Set problem >> Quote all of the data that follows exactly as written, skipping the images.
◇ ◇ ◇ ◇
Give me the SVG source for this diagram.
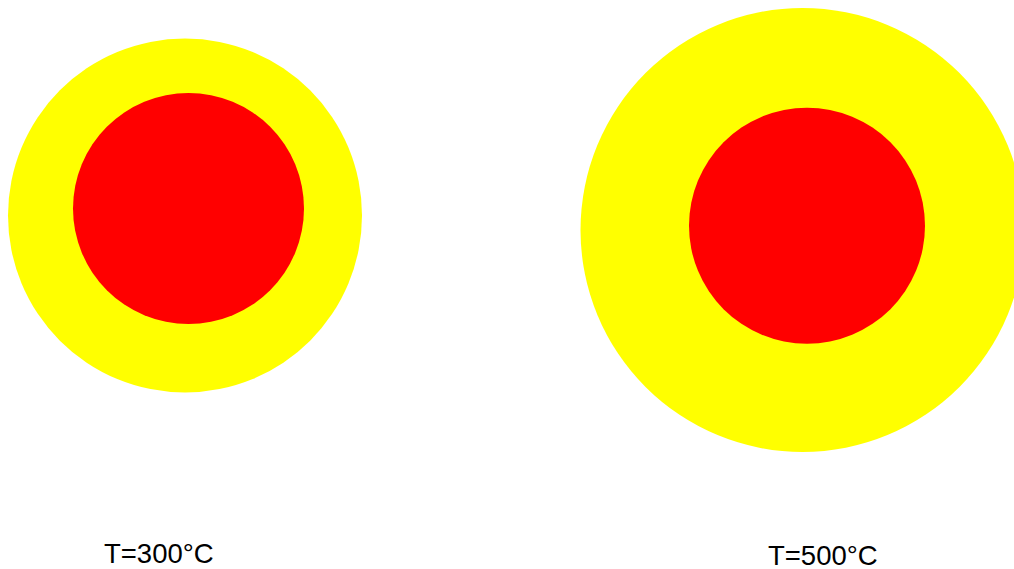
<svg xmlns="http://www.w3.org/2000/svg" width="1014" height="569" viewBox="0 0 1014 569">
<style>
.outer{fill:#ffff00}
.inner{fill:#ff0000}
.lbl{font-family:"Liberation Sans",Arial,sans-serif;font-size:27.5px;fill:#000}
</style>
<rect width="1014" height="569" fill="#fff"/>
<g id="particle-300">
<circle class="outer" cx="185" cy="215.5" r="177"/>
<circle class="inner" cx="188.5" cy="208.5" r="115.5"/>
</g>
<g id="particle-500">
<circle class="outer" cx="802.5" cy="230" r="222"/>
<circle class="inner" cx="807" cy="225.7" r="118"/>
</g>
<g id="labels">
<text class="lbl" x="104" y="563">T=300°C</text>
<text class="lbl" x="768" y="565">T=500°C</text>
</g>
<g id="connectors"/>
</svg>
◇ ◇ ◇ ◇
Exercise solution >>
Give me the SVG source for this diagram.
<svg xmlns="http://www.w3.org/2000/svg" width="1014" height="569" viewBox="0 0 1014 569">
<style>
.outer{fill:#ffff00}
.inner{fill:#ff0000}
.lbl{font-family:"Liberation Sans",Arial,sans-serif;font-size:27.5px;fill:#000}
</style>
<rect width="1014" height="569" fill="#fff"/>
<g id="particle-300">
<circle class="outer" cx="185" cy="215.5" r="177"/>
<circle class="inner" cx="188.5" cy="208.5" r="115.5"/>
</g>
<g id="particle-500">
<circle class="outer" cx="802.5" cy="230" r="222"/>
<circle class="inner" cx="807" cy="225.7" r="118"/>
</g>
<g id="labels">
<text class="lbl" x="104" y="563">T=300°C</text>
<text class="lbl" x="768" y="565">T=500°C</text>
</g>
<g id="connectors"/>
</svg>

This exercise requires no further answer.